### Problem statement
Leave out the pictures and set down exactly the lines from the start of the listing through the one with "['Legs', 'Arms', 'RaRl', 'LaLl', 'RaLl', 'LaRl', 'QPCI']", both included.

### Records provided
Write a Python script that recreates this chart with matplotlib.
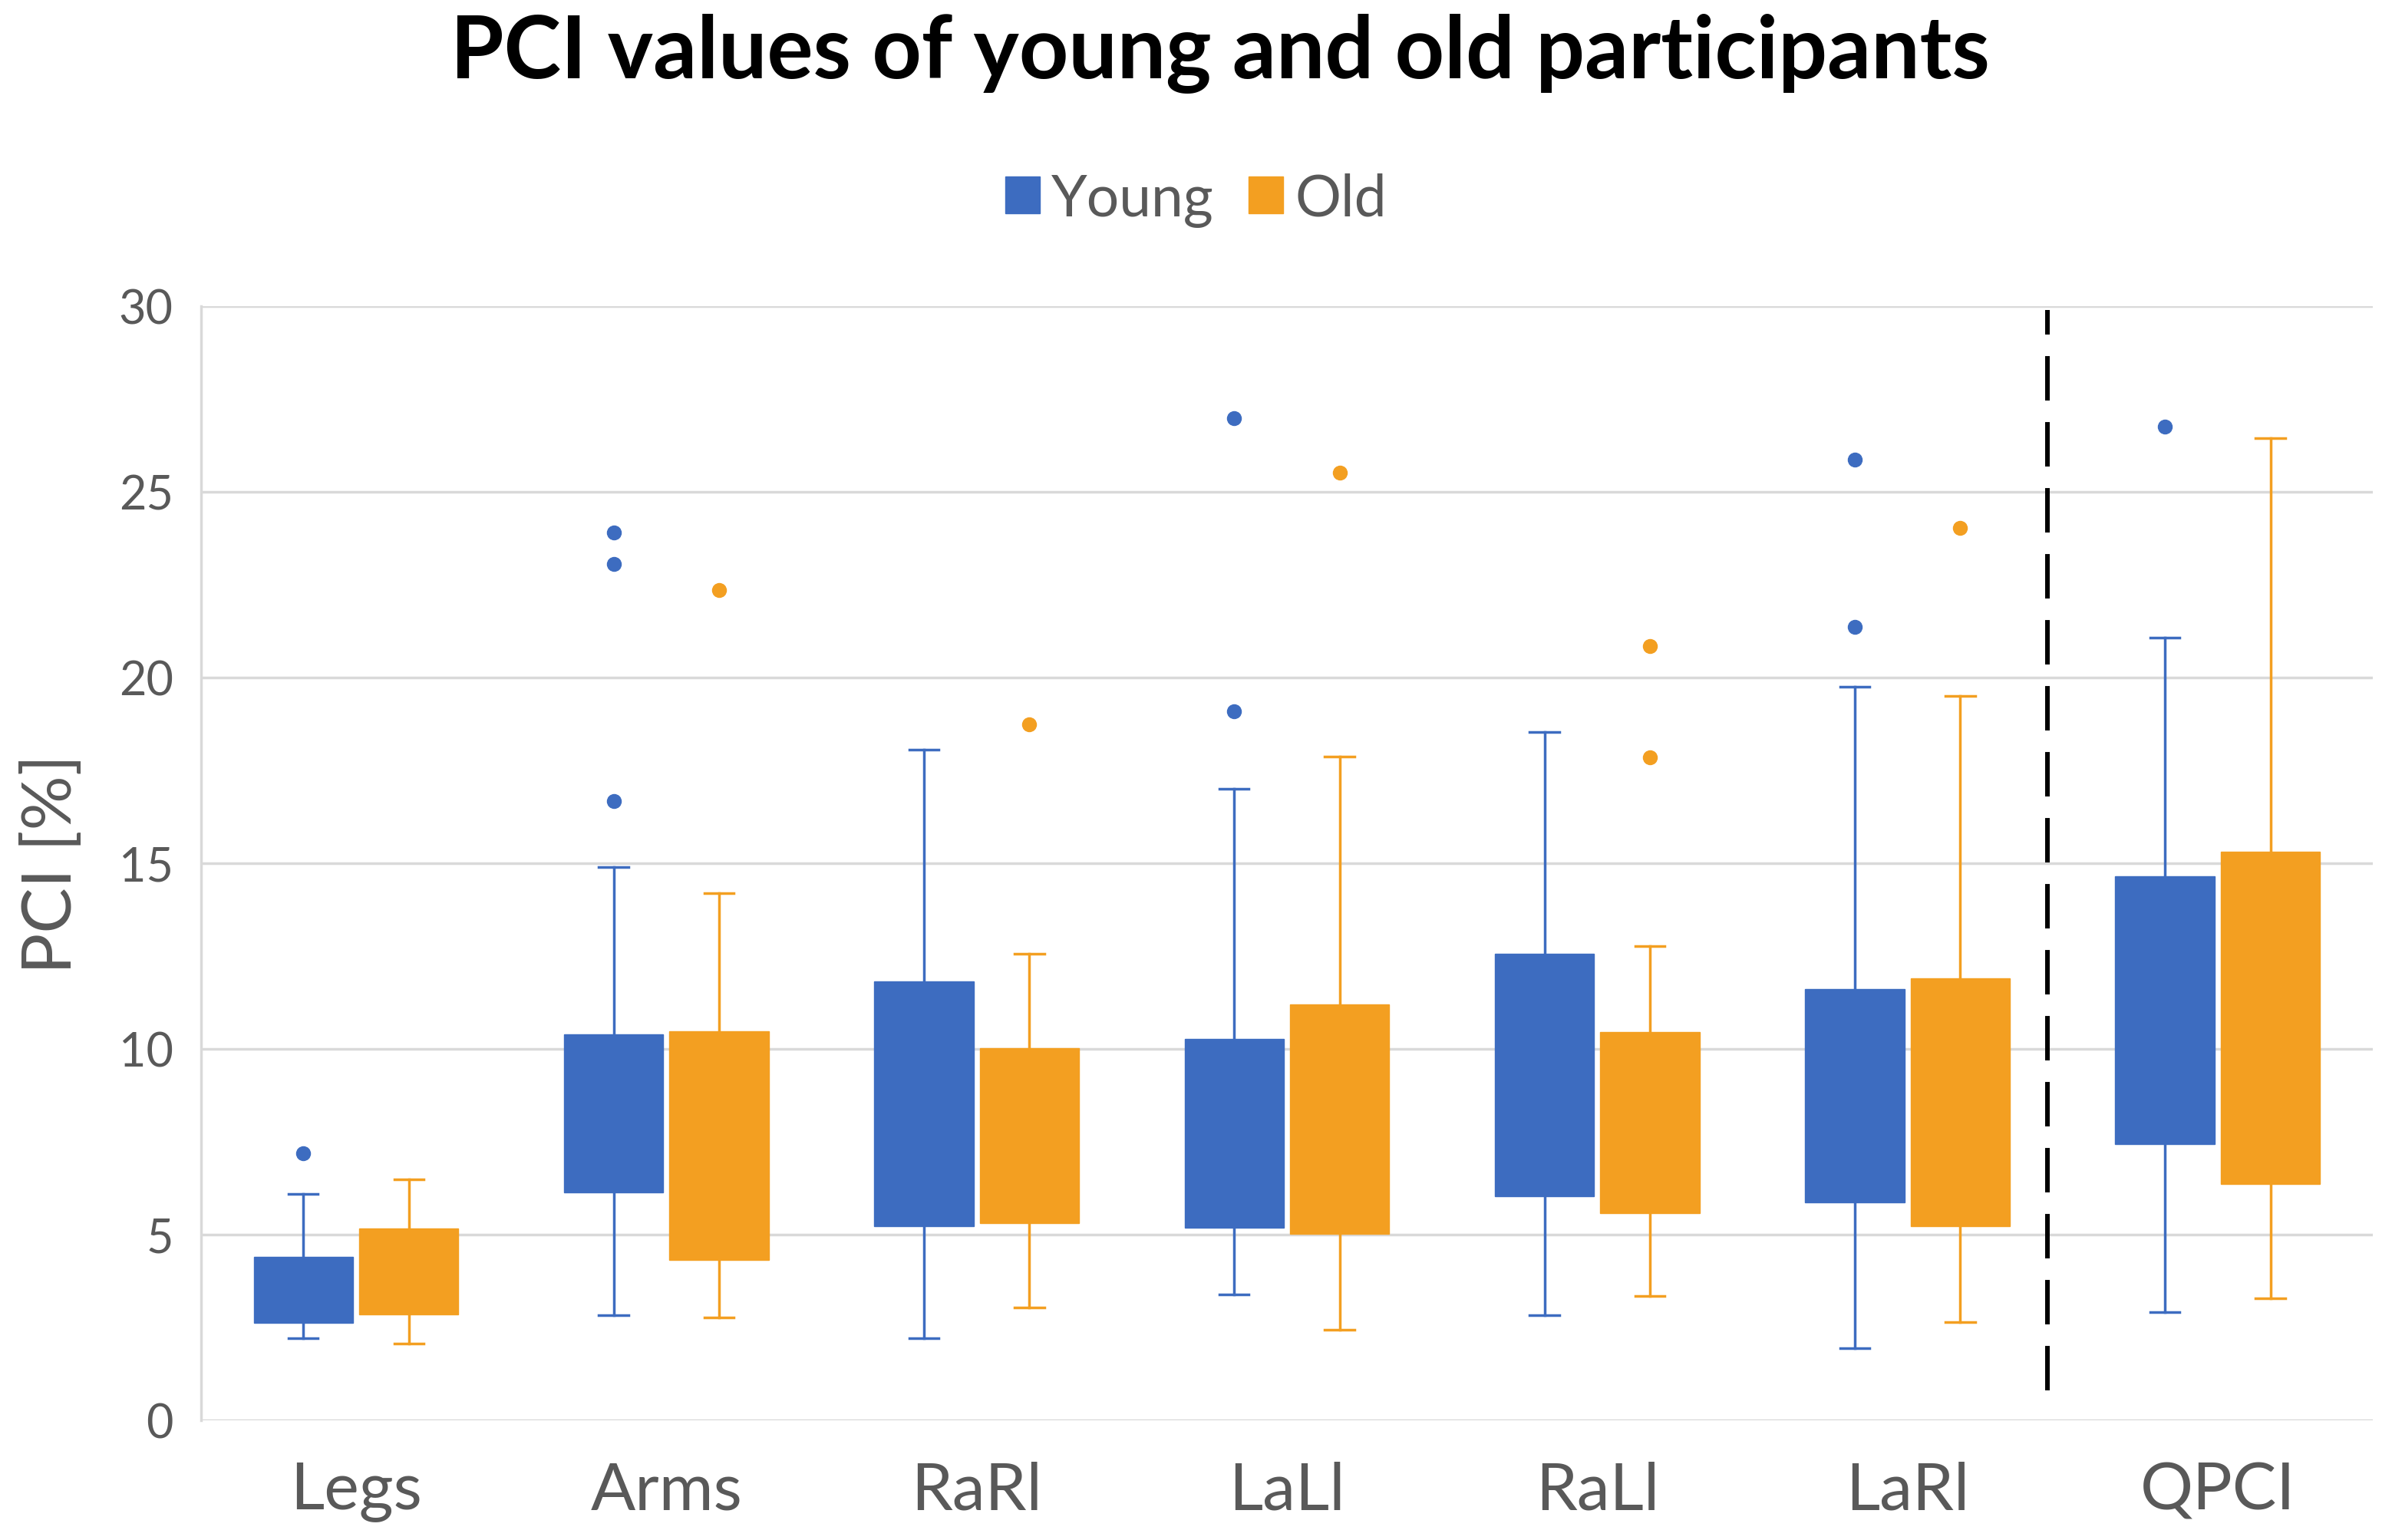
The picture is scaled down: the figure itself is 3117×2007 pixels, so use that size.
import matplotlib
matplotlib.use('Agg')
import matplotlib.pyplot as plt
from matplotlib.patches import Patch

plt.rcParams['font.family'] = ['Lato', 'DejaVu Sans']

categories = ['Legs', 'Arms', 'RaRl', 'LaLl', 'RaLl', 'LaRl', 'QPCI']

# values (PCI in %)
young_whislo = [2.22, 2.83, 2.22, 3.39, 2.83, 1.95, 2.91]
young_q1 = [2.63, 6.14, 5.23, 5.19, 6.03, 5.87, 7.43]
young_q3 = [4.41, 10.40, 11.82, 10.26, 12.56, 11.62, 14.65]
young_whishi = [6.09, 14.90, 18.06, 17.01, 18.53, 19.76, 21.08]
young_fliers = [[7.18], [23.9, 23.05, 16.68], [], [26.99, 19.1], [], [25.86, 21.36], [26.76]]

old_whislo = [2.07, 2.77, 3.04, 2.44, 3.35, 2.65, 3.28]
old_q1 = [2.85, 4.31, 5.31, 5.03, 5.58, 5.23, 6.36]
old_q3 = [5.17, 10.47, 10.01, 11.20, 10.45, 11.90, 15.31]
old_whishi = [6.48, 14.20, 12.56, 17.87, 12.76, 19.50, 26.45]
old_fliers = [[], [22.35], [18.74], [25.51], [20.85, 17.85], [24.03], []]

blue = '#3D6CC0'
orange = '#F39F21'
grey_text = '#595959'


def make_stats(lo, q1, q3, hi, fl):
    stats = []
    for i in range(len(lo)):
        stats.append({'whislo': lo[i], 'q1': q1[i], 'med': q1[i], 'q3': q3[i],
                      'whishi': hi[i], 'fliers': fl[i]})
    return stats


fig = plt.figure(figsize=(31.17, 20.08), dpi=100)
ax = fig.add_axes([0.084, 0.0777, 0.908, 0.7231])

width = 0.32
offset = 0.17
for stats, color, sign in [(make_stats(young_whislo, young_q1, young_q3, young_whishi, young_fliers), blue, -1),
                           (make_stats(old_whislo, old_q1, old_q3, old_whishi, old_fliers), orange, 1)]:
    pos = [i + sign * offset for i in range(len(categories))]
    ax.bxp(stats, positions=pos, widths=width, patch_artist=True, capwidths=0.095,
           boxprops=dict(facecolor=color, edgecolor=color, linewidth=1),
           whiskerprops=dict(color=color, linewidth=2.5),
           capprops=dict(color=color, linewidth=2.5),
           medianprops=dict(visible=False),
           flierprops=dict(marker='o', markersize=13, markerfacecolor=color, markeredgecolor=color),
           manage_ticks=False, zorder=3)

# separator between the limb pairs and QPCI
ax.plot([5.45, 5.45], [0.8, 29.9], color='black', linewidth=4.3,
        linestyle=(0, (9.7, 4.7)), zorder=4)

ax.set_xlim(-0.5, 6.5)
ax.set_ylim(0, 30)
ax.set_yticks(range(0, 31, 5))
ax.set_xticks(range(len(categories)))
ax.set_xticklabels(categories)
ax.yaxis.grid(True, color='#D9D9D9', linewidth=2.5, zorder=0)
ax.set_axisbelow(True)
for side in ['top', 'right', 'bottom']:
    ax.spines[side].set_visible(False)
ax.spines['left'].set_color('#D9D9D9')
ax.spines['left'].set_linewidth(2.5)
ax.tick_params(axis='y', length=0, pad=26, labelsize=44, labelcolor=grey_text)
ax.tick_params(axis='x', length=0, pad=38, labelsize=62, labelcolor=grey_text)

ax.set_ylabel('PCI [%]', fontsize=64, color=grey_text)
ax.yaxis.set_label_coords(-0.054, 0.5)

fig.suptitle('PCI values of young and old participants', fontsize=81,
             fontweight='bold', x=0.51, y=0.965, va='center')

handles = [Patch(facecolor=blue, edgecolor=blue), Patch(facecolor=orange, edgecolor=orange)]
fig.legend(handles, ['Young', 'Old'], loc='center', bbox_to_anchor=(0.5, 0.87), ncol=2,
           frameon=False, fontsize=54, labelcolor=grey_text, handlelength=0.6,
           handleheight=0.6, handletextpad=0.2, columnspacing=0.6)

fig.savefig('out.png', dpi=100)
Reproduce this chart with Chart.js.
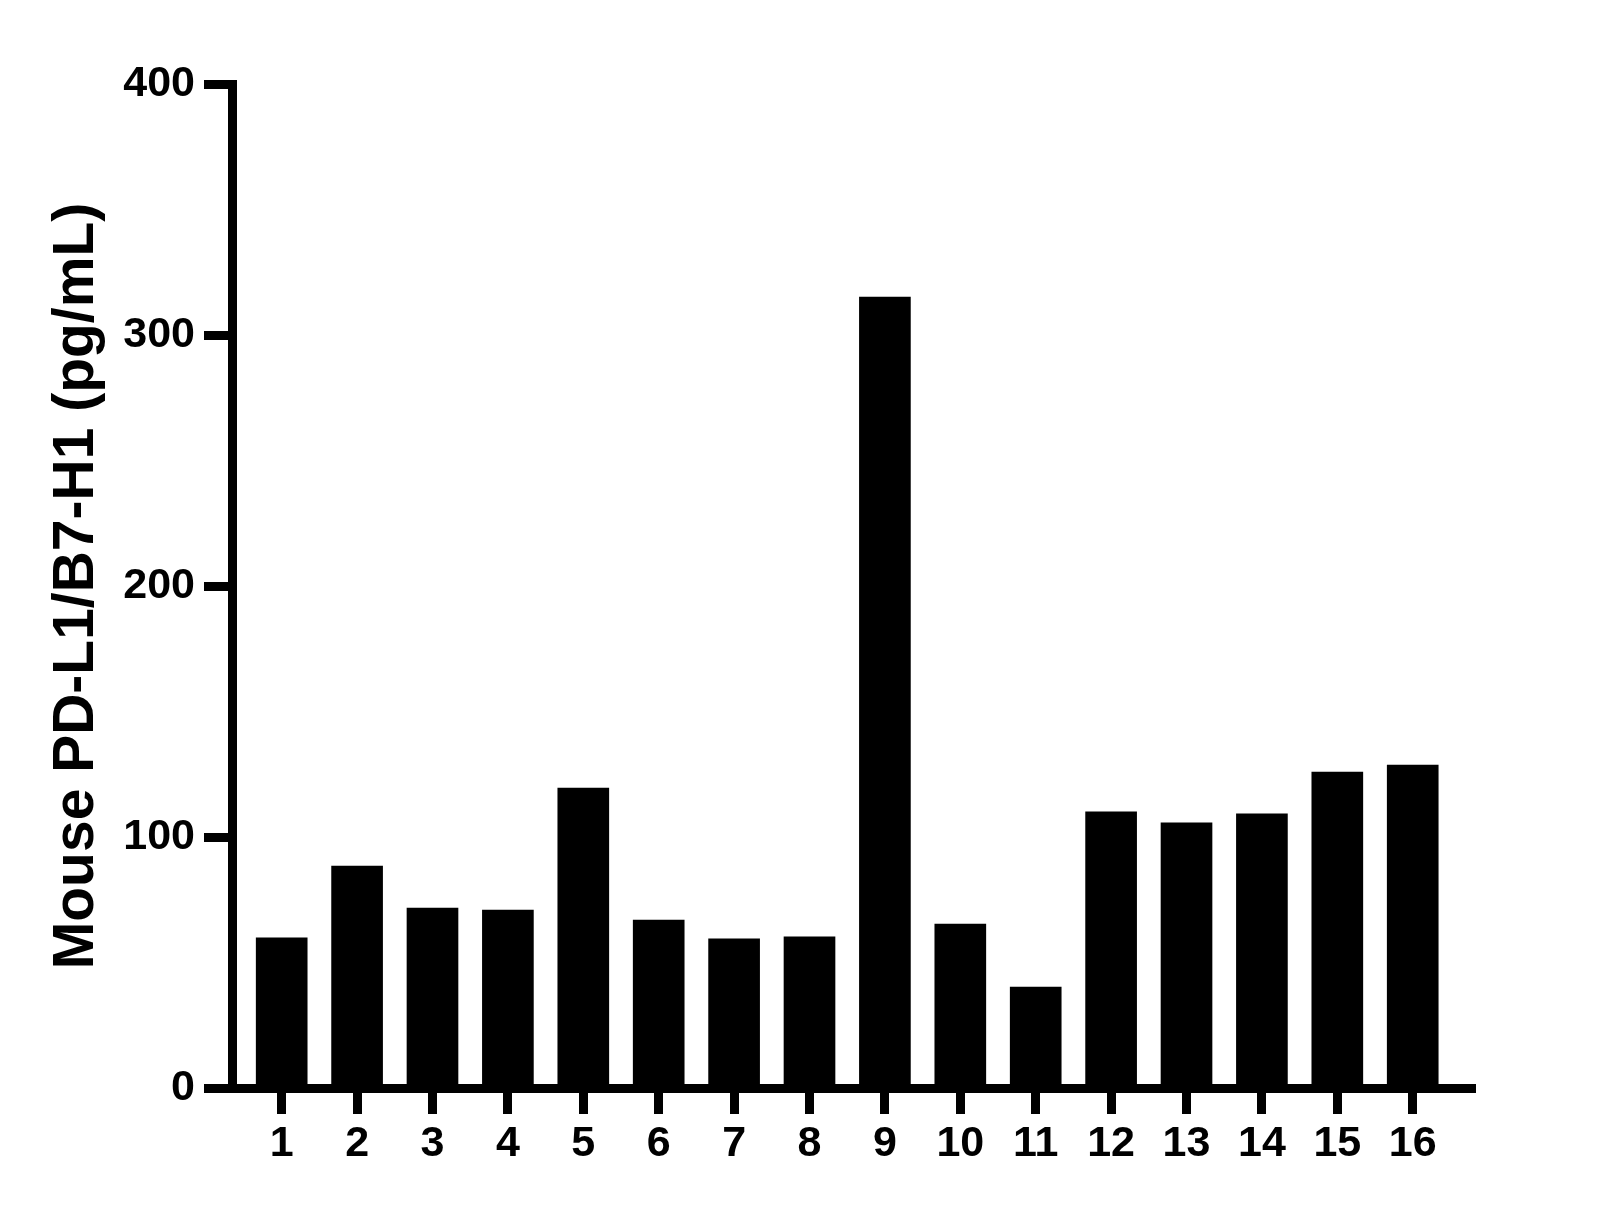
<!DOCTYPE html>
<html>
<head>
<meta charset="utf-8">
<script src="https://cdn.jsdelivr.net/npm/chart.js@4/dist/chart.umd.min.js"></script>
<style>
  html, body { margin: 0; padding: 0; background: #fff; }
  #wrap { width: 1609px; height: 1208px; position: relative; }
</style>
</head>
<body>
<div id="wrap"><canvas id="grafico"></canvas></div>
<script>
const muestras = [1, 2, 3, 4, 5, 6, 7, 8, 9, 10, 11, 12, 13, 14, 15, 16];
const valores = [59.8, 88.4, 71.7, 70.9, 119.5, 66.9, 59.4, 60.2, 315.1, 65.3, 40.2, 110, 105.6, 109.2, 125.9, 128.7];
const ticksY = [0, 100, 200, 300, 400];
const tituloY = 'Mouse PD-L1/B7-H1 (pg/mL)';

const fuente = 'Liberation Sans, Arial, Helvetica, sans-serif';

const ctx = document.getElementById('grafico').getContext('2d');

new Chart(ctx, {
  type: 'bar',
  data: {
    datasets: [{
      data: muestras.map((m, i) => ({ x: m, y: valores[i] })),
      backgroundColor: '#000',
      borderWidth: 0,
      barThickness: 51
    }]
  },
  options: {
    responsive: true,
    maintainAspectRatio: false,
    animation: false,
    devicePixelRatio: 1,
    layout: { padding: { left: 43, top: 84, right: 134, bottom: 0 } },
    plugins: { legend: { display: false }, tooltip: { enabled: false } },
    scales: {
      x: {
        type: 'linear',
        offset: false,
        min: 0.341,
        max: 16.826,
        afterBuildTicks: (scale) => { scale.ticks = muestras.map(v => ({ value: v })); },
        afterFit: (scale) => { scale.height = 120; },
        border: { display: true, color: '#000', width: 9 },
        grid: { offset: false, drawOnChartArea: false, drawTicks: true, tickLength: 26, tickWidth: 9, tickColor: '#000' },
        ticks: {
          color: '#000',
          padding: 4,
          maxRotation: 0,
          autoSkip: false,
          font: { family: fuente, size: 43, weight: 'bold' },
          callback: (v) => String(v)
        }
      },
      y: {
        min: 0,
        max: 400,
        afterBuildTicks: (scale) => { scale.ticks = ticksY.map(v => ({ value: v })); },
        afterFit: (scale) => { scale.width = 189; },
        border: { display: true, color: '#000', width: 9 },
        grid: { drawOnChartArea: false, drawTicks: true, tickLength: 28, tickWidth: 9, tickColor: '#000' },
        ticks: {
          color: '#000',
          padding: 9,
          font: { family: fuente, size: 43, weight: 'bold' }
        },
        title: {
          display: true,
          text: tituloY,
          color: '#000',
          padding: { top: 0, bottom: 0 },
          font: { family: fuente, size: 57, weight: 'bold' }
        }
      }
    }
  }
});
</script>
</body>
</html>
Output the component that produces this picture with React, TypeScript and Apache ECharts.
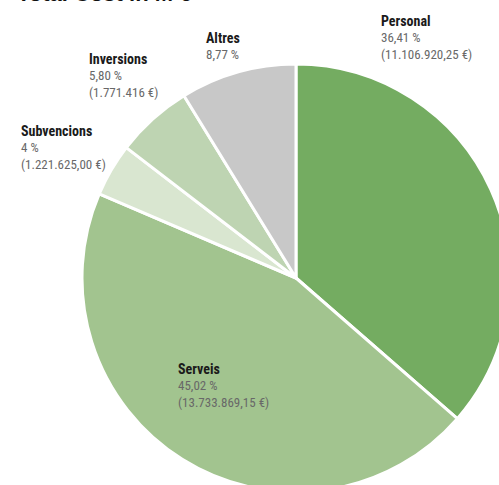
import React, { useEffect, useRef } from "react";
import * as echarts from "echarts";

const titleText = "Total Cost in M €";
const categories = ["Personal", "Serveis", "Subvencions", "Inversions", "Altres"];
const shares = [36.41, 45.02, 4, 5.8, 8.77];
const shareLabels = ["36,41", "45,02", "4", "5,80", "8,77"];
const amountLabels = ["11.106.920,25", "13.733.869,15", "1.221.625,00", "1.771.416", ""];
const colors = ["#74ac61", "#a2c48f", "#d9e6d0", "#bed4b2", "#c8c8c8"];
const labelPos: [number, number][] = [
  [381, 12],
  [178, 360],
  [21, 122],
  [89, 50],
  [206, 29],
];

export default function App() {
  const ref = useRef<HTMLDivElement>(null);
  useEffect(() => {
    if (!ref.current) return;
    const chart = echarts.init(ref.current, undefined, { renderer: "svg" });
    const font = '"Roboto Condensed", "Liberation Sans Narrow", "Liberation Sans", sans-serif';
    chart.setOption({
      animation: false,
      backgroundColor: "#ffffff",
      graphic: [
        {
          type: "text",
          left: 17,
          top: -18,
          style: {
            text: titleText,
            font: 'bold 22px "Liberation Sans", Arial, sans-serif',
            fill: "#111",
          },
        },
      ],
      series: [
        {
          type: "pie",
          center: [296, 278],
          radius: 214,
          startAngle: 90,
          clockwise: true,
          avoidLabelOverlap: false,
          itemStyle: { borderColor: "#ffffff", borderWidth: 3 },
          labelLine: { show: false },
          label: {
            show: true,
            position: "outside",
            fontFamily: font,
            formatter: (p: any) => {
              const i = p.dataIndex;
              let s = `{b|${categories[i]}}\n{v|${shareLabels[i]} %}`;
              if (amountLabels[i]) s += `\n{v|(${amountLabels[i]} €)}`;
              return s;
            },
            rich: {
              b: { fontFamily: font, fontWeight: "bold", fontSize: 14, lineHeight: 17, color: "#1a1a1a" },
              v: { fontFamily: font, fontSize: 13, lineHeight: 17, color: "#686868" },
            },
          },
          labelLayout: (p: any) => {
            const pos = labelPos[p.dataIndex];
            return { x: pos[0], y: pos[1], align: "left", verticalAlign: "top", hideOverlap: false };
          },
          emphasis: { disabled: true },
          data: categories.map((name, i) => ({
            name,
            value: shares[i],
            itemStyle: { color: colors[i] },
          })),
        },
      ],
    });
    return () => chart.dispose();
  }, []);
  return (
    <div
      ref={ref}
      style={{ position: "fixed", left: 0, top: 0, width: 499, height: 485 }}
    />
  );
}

### Answer to the task
Write a Python script that recreates this chart with matplotlib.
The picture is scaled down: the figure itself is 3117×2007 pixels, so use that size.
import matplotlib
matplotlib.use('Agg')
import matplotlib.pyplot as plt
from matplotlib.patches import Patch

plt.rcParams['font.family'] = ['Lato', 'DejaVu Sans']

categories = ['Legs', 'Arms', 'RaRl', 'LaLl', 'RaLl', 'LaRl', 'QPCI']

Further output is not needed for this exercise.